15.5 Oxidoreductases are involved in oxidation-reduction reactions. They oxidize or reduce substrates by transfer of hydrogen or electrons or by oxygen.

15.5.1 Glucose Oxidase

Glucose oxidase is used to remove traces of glucose and oxygen from food products such as beer, wine, fruit juices, mayonnaise etc. It can be used as an analytical reagent for the specific determination of glucose. Glucose oxidase oxidizes glucose to gluconic acid in presence of oxygen and hydrogen peroxide. Hydrogen peroxide decomposes into water and oxygen in the presence of catalase.The enzyme is produced by fungi such as Aspergillus niger and Penicillium notatum.

15.5.2 Catalase

Catalase catalyzes the decomposition of hydrogen peroxide into water and molecular oxygen.
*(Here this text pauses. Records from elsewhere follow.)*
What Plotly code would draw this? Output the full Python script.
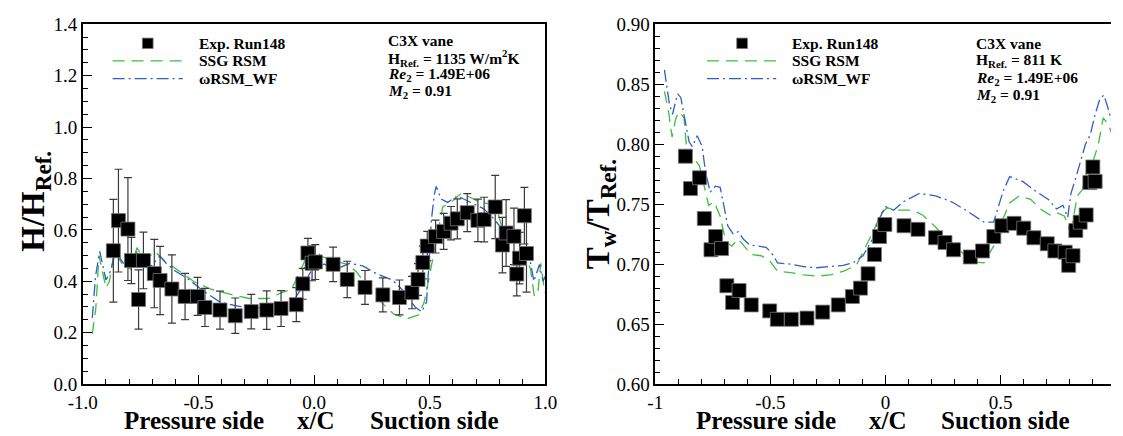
import plotly.graph_objects as go

# ---------------- data: left panel (H/H_Ref) ----------------
h_exp_x = [-0.868, -0.846, -0.805, -0.790, -0.759, -0.738, -0.691, -0.666, -0.615, -0.558,
           -0.504, -0.472, -0.407, -0.341, -0.272, -0.205, -0.143, -0.077, -0.049, -0.027,
           -0.009, 0.005, 0.082, 0.143, 0.220, 0.297, 0.369, 0.423, 0.449, 0.470,
           0.489, 0.525, 0.560, 0.592, 0.619, 0.662, 0.708, 0.735, 0.783, 0.814,
           0.830, 0.864, 0.876, 0.888, 0.909, 0.918]
h_exp_y = [0.519, 0.636, 0.603, 0.481, 0.329, 0.481, 0.430, 0.403, 0.370, 0.341,
           0.341, 0.298, 0.288, 0.266, 0.282, 0.288, 0.294, 0.309, 0.390, 0.510,
           0.470, 0.475, 0.466, 0.407, 0.376, 0.347, 0.337, 0.356, 0.407, 0.473,
           0.537, 0.574, 0.594, 0.626, 0.643, 0.667, 0.637, 0.640, 0.689, 0.541,
           0.588, 0.575, 0.428, 0.490, 0.655, 0.508]
h_exp_err = [0.20, 0.20, 0.20, 0.09, 0.115, 0.11, 0.133, 0.133, 0.133, 0.09,
             0.074, 0.074, 0.074, 0.069, 0.067, 0.075, 0.070, 0.066, 0.060, 0.057,
             0.068, 0.068, 0.067, 0.071, 0.066, 0.066, 0.068, 0.063, 0.062, 0.064,
             0.057, 0.064, 0.070, 0.065, 0.078, 0.074, 0.083, 0.087, 0.123, 0.108,
             0.130, 0.110, 0.085, 0.100, 0.110, 0.150]

h_wf_x = [-0.959, -0.945, -0.927, -0.912, -0.900, -0.880, -0.857, -0.840, -0.822, -0.800,
          -0.766, -0.735, -0.703, -0.667, -0.640, -0.604, -0.548, -0.478, -0.407, -0.337,
          -0.267, -0.196, -0.126, -0.098, -0.049, -0.013, 0.020, 0.043, 0.090, 0.155,
          0.210, 0.268, 0.338, 0.380, 0.410, 0.437, 0.465, 0.486, 0.496, 0.507,
          0.520, 0.528, 0.549, 0.577, 0.619, 0.676, 0.732, 0.770, 0.802, 0.830,
          0.854, 0.876, 0.893, 0.909, 0.930, 0.950, 0.974, 0.990, 1.000]
h_wf_y = [0.257, 0.420, 0.516, 0.450, 0.405, 0.440, 0.522, 0.490, 0.467, 0.460,
          0.514, 0.470, 0.460, 0.498, 0.470, 0.442, 0.411, 0.362, 0.319, 0.304,
          0.296, 0.298, 0.306, 0.312, 0.380, 0.440, 0.455, 0.467, 0.445, 0.470,
          0.460, 0.430, 0.405, 0.368, 0.330, 0.300, 0.281, 0.319, 0.467, 0.640,
          0.740, 0.769, 0.720, 0.707, 0.732, 0.707, 0.683, 0.650, 0.615, 0.590,
          0.600, 0.588, 0.540, 0.520, 0.500, 0.400, 0.465, 0.400, 0.420]

h_ssg_x = [-0.959, -0.944, -0.930, -0.915, -0.900, -0.885, -0.864, -0.845, -0.829, -0.794,
           -0.766, -0.731, -0.689, -0.646, -0.590, -0.520, -0.449, -0.365, -0.281, -0.196,
           -0.140, -0.098, -0.056, -0.020, -0.006, 0.029, 0.085, 0.141, 0.184, 0.240,
           0.296, 0.345, 0.402, 0.451, 0.476, 0.496, 0.518, 0.535, 0.556, 0.592,
           0.634, 0.676, 0.718, 0.760, 0.795, 0.830, 0.846, 0.876, 0.910, 0.935,
           0.952, 0.967, 0.980, 0.997]
h_ssg_y = [0.195, 0.294, 0.500, 0.430, 0.374, 0.400, 0.516, 0.490, 0.467, 0.448,
           0.531, 0.479, 0.516, 0.479, 0.442, 0.399, 0.370, 0.350, 0.333, 0.333,
           0.356, 0.368, 0.448, 0.522, 0.541, 0.498, 0.479, 0.467, 0.436, 0.368,
           0.313, 0.272, 0.254, 0.269, 0.319, 0.417, 0.510, 0.590, 0.689, 0.707,
           0.741, 0.726, 0.707, 0.701, 0.664, 0.553, 0.588, 0.539, 0.500, 0.450,
           0.342, 0.355, 0.470, 0.355]

# ---------------- data: right panel (Tw/T_Ref) ----------------
t_exp_x = [-0.869, -0.847, -0.808, -0.787, -0.758, -0.738, -0.712, -0.689, -0.664, -0.636,
           -0.583, -0.503, -0.470, -0.409, -0.341, -0.273, -0.205, -0.144, -0.109, -0.076,
           -0.048, -0.026, -0.003, 0.080, 0.141, 0.217, 0.258, 0.295, 0.368, 0.421,
           0.470, 0.505, 0.558, 0.600, 0.644, 0.702, 0.735, 0.780, 0.795, 0.814,
           0.826, 0.845, 0.871, 0.887, 0.900, 0.910]
t_exp_y = [0.790, 0.763, 0.772, 0.738, 0.712, 0.723, 0.713, 0.682, 0.668, 0.678,
           0.666, 0.661, 0.654, 0.654, 0.655, 0.660, 0.666, 0.673, 0.680, 0.692,
           0.708, 0.723, 0.733, 0.732, 0.729, 0.722, 0.718, 0.712, 0.706, 0.711,
           0.723, 0.732, 0.734, 0.730, 0.722, 0.717, 0.711, 0.710, 0.699, 0.707,
           0.728, 0.735, 0.741, 0.768, 0.781, 0.769]

t_wf_x = [-0.960, -0.939, -0.925, -0.903, -0.889, -0.868, -0.853, -0.839, -0.818, -0.796,
          -0.782, -0.761, -0.739, -0.718, -0.700, -0.685, -0.661, -0.640, -0.618, -0.590,
          -0.554, -0.519, -0.497, -0.469, -0.412, -0.355, -0.298, -0.241, -0.184, -0.141,
          -0.098, -0.056, -0.035, 0.000, 0.035, 0.077, 0.147, 0.217, 0.287, 0.357,
          0.427, 0.469, 0.511, 0.539, 0.595, 0.651, 0.707, 0.742, 0.770, 0.791,
          0.805, 0.826, 0.847, 0.868, 0.889, 0.910, 0.931, 0.948, 0.966, 0.980]
t_wf_y = [0.862, 0.834, 0.825, 0.842, 0.839, 0.817, 0.802, 0.798, 0.807, 0.798,
          0.777, 0.760, 0.765, 0.764, 0.745, 0.732, 0.725, 0.727, 0.721, 0.716,
          0.715, 0.714, 0.710, 0.701, 0.700, 0.698, 0.697, 0.698, 0.699, 0.701,
          0.707, 0.721, 0.735, 0.748, 0.745, 0.752, 0.759, 0.757, 0.752, 0.744,
          0.735, 0.735, 0.761, 0.773, 0.769, 0.761, 0.754, 0.746, 0.749, 0.739,
          0.759, 0.772, 0.786, 0.800, 0.808, 0.825, 0.838, 0.841, 0.830, 0.820]

t_ssg_x = [-0.960, -0.942, -0.927, -0.910, -0.896, -0.875, -0.860, -0.839, -0.808, -0.789,
           -0.768, -0.745, -0.718, -0.694, -0.668, -0.640, -0.611, -0.583, -0.540, -0.504,
           -0.469, -0.412, -0.355, -0.298, -0.241, -0.184, -0.127, -0.091, -0.049, -0.021,
           0.007, 0.049, 0.119, 0.161, 0.217, 0.259, 0.315, 0.371, 0.427, 0.469,
           0.504, 0.539, 0.581, 0.630, 0.672, 0.714, 0.742, 0.777, 0.798, 0.812,
           0.833, 0.854, 0.875, 0.903, 0.924, 0.945, 0.966, 0.980]
t_ssg_y = [0.844, 0.827, 0.806, 0.822, 0.827, 0.822, 0.788, 0.790, 0.782, 0.766,
           0.749, 0.752, 0.740, 0.719, 0.715, 0.721, 0.714, 0.708, 0.707, 0.703,
           0.694, 0.693, 0.691, 0.690, 0.691, 0.694, 0.699, 0.713, 0.729, 0.742,
           0.747, 0.745, 0.745, 0.741, 0.731, 0.722, 0.713, 0.702, 0.701, 0.715,
           0.735, 0.751, 0.757, 0.754, 0.746, 0.741, 0.743, 0.740, 0.729, 0.735,
           0.757, 0.762, 0.778, 0.787, 0.800, 0.822, 0.817, 0.810]

left_xticks = [-1.0, -0.5, 0.0, 0.5, 1.0]
left_xticklabels = ["-1.0", "-0.5", "0.0", "0.5", "1.0"]
right_xticks = [-1.0, -0.5, 0.0, 0.5]
right_xticklabels = ["-1", "-0.5", "0", "0.5"]

series_names = ["Exp. Run148", "SSG RSM", "\u03c9RSM_WF"]

# ---------------- style ----------------
W, H = 1123, 436
SERIF = "Liberation Serif"
GREEN = "#3cbf3c"
BLUE = "#2f5fc4"
GREEN_DASH = "12px,7px"
BLUE_DASH = "12px,4px,2px,4px"


def px(xp):
    return xp / W


def py(yp):
    return 1 - yp / H


fig = go.Figure()

# left panel
fig.add_trace(go.Scatter(x=h_ssg_x, y=h_ssg_y, mode="lines", name=series_names[1],
                         line=dict(color=GREEN, width=1.3, dash=GREEN_DASH),
                         xaxis="x", yaxis="y"))
fig.add_trace(go.Scatter(x=h_wf_x, y=h_wf_y, mode="lines", name=series_names[2],
                         line=dict(color=BLUE, width=1.3, dash=BLUE_DASH),
                         xaxis="x", yaxis="y"))
fig.add_trace(go.Scatter(x=h_exp_x, y=h_exp_y, mode="markers", name=series_names[0],
                         marker=dict(symbol="square", size=14, color="black",
                                     line=dict(color="#777777", width=0.8)),
                         error_y=dict(type="data", array=h_exp_err, visible=True,
                                      color="#3a3a3a", thickness=1.2, width=4),
                         xaxis="x", yaxis="y"))

# right panel
fig.add_trace(go.Scatter(x=t_ssg_x, y=t_ssg_y, mode="lines", name=series_names[1],
                         line=dict(color=GREEN, width=1.3, dash=GREEN_DASH),
                         xaxis="x2", yaxis="y2"))
fig.add_trace(go.Scatter(x=t_wf_x, y=t_wf_y, mode="lines", name=series_names[2],
                         line=dict(color=BLUE, width=1.3, dash=BLUE_DASH),
                         xaxis="x2", yaxis="y2"))
fig.add_trace(go.Scatter(x=t_exp_x, y=t_exp_y, mode="markers", name=series_names[0],
                         marker=dict(symbol="square", size=14, color="black",
                                     line=dict(color="#777777", width=0.8)),
                         xaxis="x2", yaxis="y2"))

tickfont = dict(family=SERIF, size=19, color="black")
common_axis = dict(showgrid=False, zeroline=False, showline=True, linecolor="black",
                   linewidth=1.5, ticks="inside", ticklen=9, tickwidth=1.2,
                   tickcolor="black", tickfont=tickfont)

y_top, y_bot = 15, 393
ydom = [py(y_bot), py(y_top)]

fig.update_layout(
    width=W, height=H, margin=dict(l=0, r=0, t=0, b=0),
    paper_bgcolor="white", plot_bgcolor="white", showlegend=False,
    xaxis=dict(domain=[px(69.5), px(543.5)], range=[-1, 1], tickmode="array",
               tickvals=left_xticks, ticktext=left_xticklabels, mirror=True,
               minor=dict(dtick=0.1, ticklen=5, ticks="inside", tickcolor="black"),
               anchor="y", **common_axis),
    yaxis=dict(domain=ydom, range=[0, 1.4], dtick=0.2, tickformat=".1f", mirror=True,
               minor=dict(dtick=0.05, ticklen=5, ticks="inside", tickcolor="black"),
               anchor="x", **common_axis),
    xaxis2=dict(domain=[px(656), 1.0], range=[-1, -1 + (W - 656) / 236.0],
                tickmode="array", tickvals=right_xticks, ticktext=right_xticklabels,
                mirror=True,
                minor=dict(dtick=0.1, ticklen=5, ticks="inside", tickcolor="black"),
                anchor="y2", **common_axis),
    yaxis2=dict(domain=ydom, range=[0.6, 0.9], dtick=0.05, tickformat=".2f", mirror=False,
                minor=dict(dtick=0.01, ticklen=5, ticks="inside", tickcolor="black"),
                anchor="x2", **common_axis),
)

annotations = []
title_font = dict(family=SERIF, size=25, color="black")
ytitle_font = dict(family=SERIF, size=33, color="black")
for xr in ("x", "x2"):
    for xpos, txt in ((-0.52, "<b>Pressure side</b>"), (0.01, "<b>x/C</b>"),
                      (0.52, "<b>Suction side</b>")):
        annotations.append(dict(x=xpos, y=0, xref=xr, yref="paper", text=txt,
                                showarrow=False, font=title_font, yshift=-11,
                                xanchor="center", yanchor="bottom"))

annotations.append(dict(x=px(21), y=py(201), xref="paper", yref="paper",
                        text="<b>H/H<sub>Ref.</sub></b>", textangle=-90, showarrow=False,
                        font=ytitle_font, xanchor="center", yanchor="middle"))
annotations.append(dict(x=px(600), y=py(215), xref="paper", yref="paper",
                        text="<b>T<sub>w</sub>/T<sub>Ref.</sub></b>", textangle=-90,
                        showarrow=False, font=ytitle_font, xanchor="center",
                        yanchor="middle"))

small_font = dict(family=SERIF, size=15.5, color="black")
shapes = []


def add_legend(x_sq, x_l0, x_l1, x_txt, rows):
    # square marker sample
    s = 5.5
    shapes.append(dict(type="rect", xref="paper", yref="paper",
                       x0=px(x_sq - s), x1=px(x_sq + s), y0=py(rows[0] + s), y1=py(rows[0] - s),
                       fillcolor="black", line=dict(color="#777777", width=0.8)))
    shapes.append(dict(type="line", xref="paper", yref="paper",
                       x0=px(x_l0), x1=px(x_l1), y0=py(rows[1]), y1=py(rows[1]),
                       line=dict(color=GREEN, width=1.3, dash=GREEN_DASH)))
    shapes.append(dict(type="line", xref="paper", yref="paper",
                       x0=px(x_l0), x1=px(x_l1), y0=py(rows[2]), y1=py(rows[2]),
                       line=dict(color=BLUE, width=1.3, dash=BLUE_DASH)))
    for r, name in zip(rows, series_names):
        annotations.append(dict(x=px(x_txt), y=py(r), xref="paper", yref="paper",
                                text="<b>" + name + "</b>", showarrow=False, font=small_font,
                                xanchor="left", yanchor="middle"))


def add_info(x_txt, href, rows):
    texts = ["<b>C3X vane</b>",
             "<b>H<sub>Ref.</sub> = " + href + "</b>",
             "<b><i>Re</i><sub>2</sub> = 1.49E+06</b>",
             "<b><i>M</i><sub>2</sub> = 0.91</b>"]
    for r, t in zip(rows, texts):
        annotations.append(dict(x=px(x_txt), y=py(r), xref="paper", yref="paper",
                                text=t, showarrow=False, font=small_font,
                                xanchor="left", yanchor="middle"))


add_legend(136, 100, 172, 186, [35, 53.5, 72])
add_info(380, "1135 W/m<sup>2</sup>K", [32, 50, 68, 86])
add_legend(745, 709, 780, 794, [35, 53.5, 72])
add_info(983, "811 K", [35.5, 53.5, 72, 89.5])

fig.update_layout(annotations=annotations, shapes=shapes)
fig.write_html("out.html")
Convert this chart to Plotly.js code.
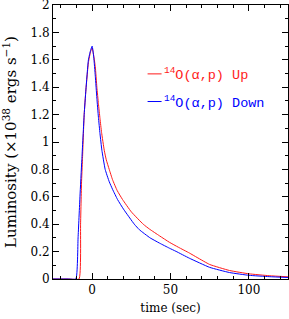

In plants, catalase has the ability to dispose of the excess H2O2 produced in oxidative metabolism and to use H2O2 in oxidation of phenols, alcohols and other hydrogen donors. Catalase is used in combination with glucose oxidase.

15.5.3 Ascorbic Acid Oxidase

Ascorbic acid oxidase catalyzes the following reaction.

L-Ascorbic acid + ½ O2 ---------- dehydroascorbic acid + H2O

The reaction is significant in fruits and vegetables. It is responsible for the initiation of browning reaction, and for the eventual loss of all vitamin C activity.

15.5.4 Lipoxygenase

Lipoxygenase is utilized in the bleaching of flour and the improvement of the rheological properties of dough.

15.5.5 Peroxidase

Peroxidase catalyzes the following reaction

H2O2 + AH2 --------- 2H2O + A

AH2 is an oxidizable substrate.

The common plant peroxidases are iron containing peroxidases. Peroxidases of animal tissue and milk (lactoperoxidase) are flavoprotein peroxidases. The peroxidase test is used as indicator of satisfactory blanching of fruits and vegetables.

15.5.6 Phenolases

Phenolases are involved in enzymatic browning. They are also known as polyphenoloxidases or polyphenolases. These enzymes have the ability to oxidize phenolic compounds to o-quinones. High levels of these enzymes are present in potatoes, apples, peaches, bananas, tea leaves, coffee beans etc. The action of phenolases is undesirable when it leads to browning in bruised and broken plant tissue but it is desirable in the processing of tea and coffee.